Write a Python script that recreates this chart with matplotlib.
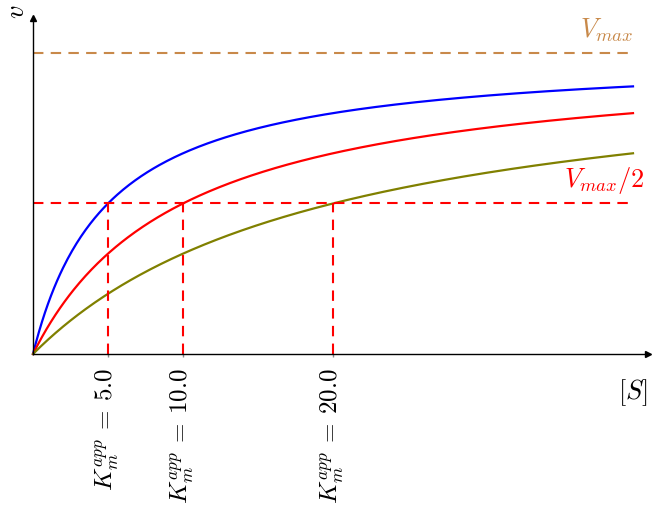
import numpy as np
import matplotlib
matplotlib.use("Agg")
import matplotlib.pyplot as plt

plt.rcParams['mathtext.fontset'] = 'cm'
plt.rcParams['font.family'] = 'DejaVu Serif'

Vmax = 1.0
Km_values = [5.0, 10.0, 20.0]
curve_colors = ['blue', 'red', '#808000']
S_max = 40.0
x_max = 41.0
y_max = 1.116

fig = plt.figure(figsize=(6.62, 5.08), dpi=100)
ax = fig.add_axes([33/662, (508-354)/508, (648-33)/662, (354-18)/508])

S = np.linspace(0, S_max, 400)
for km, c in zip(Km_values, curve_colors):
    ax.plot(S, Vmax * S / (km + S), color=c, lw=1.6, clip_on=False)

dash = (0, (5, 3.5))
ax.plot([0, S_max], [Vmax, Vmax], color='#c8894a', lw=1.5, ls=dash)
ax.plot([0, S_max], [Vmax/2, Vmax/2], color='red', lw=1.5, ls=dash)
for km in Km_values:
    ax.plot([km, km], [0, Vmax/2], color='red', lw=1.5, ls=dash)

ax.text(S_max, Vmax + 0.03, r'$V_{max}$', color='#c8894a', fontsize=19, ha='right', va='bottom')
ax.text(x_max - 0.2, Vmax/2 + 0.025, r'$V_{max}/2$', color='red', fontsize=19, ha='right', va='bottom')

ax.set_xlim(0, x_max)
ax.set_ylim(0, y_max)
for s in ['top', 'right']:
    ax.spines[s].set_visible(False)
for s in ['left', 'bottom']:
    ax.spines[s].set_linewidth(1.0)
ax.plot(1, 0, '>k', transform=ax.transAxes, clip_on=False, ms=5)
ax.plot(0, 1, '^k', transform=ax.transAxes, clip_on=False, ms=5)

ax.set_yticks([])
ax.set_xticks(Km_values)
ax.set_xticklabels([r'$K_m^{app}\:=\:%.1f$' % k for k in Km_values], rotation=90, fontsize=18)
ax.tick_params(axis='x', length=2, width=1, color='#888888', pad=8)

fig.text(648/662, (508-393)/508, r'$[S]$', fontsize=19, ha='right', va='center')
fig.text(17/662, (508-12)/508, r'$v$', fontsize=19, ha='center', va='center', rotation=90)

fig.savefig('out.png', dpi=100)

*Exercise instructions*
Without the images, write out each line of the data verbatim.

*Task result*
Write a Python script that recreates this chart with matplotlib.
import numpy as np
import matplotlib
matplotlib.use("Agg")
import matplotlib.pyplot as plt

plt.rcParams['mathtext.fontset'] = 'cm'
plt.rcParams['font.family'] = 'DejaVu Serif'

Vmax = 1.0
Km_values = [5.0, 10.0, 20.0]
curve_colors = ['blue', 'red', '#808000']
S_max = 40.0
x_max = 41.0
y_max = 1.116

fig = plt.figure(figsize=(6.62, 5.08), dpi=100)
ax = fig.add_axes([33/662, (508-354)/508, (648-33)/662, (354-18)/508])

S = np.linspace(0, S_max, 400)
for km, c in zip(Km_values, curve_colors):
    ax.plot(S, Vmax * S / (km + S), color=c, lw=1.6, clip_on=False)

dash = (0, (5, 3.5))
ax.plot([0, S_max], [Vmax, Vmax], color='#c8894a', lw=1.5, ls=dash)
ax.plot([0, S_max], [Vmax/2, Vmax/2], color='red', lw=1.5, ls=dash)
for km in Km_values:
    ax.plot([km, km], [0, Vmax/2], color='red', lw=1.5, ls=dash)

ax.text(S_max, Vmax + 0.03, r'$V_{max}$', color='#c8894a', fontsize=19, ha='right', va='bottom')
ax.text(x_max - 0.2, Vmax/2 + 0.025, r'$V_{max}/2$', color='red', fontsize=19, ha='right', va='bottom')

ax.set_xlim(0, x_max)
ax.set_ylim(0, y_max)
for s in ['top', 'right']:
    ax.spines[s].set_visible(False)
for s in ['left', 'bottom']:
    ax.spines[s].set_linewidth(1.0)
ax.plot(1, 0, '>k', transform=ax.transAxes, clip_on=False, ms=5)
ax.plot(0, 1, '^k', transform=ax.transAxes, clip_on=False, ms=5)

ax.set_yticks([])
ax.set_xticks(Km_values)
ax.set_xticklabels([r'$K_m^{app}\:=\:%.1f$' % k for k in Km_values], rotation=90, fontsize=18)
ax.tick_params(axis='x', length=2, width=1, color='#888888', pad=8)

fig.text(648/662, (508-393)/508, r'$[S]$', fontsize=19, ha='right', va='center')
fig.text(17/662, (508-12)/508, r'$v$', fontsize=19, ha='center', va='center', rotation=90)

fig.savefig('out.png', dpi=100)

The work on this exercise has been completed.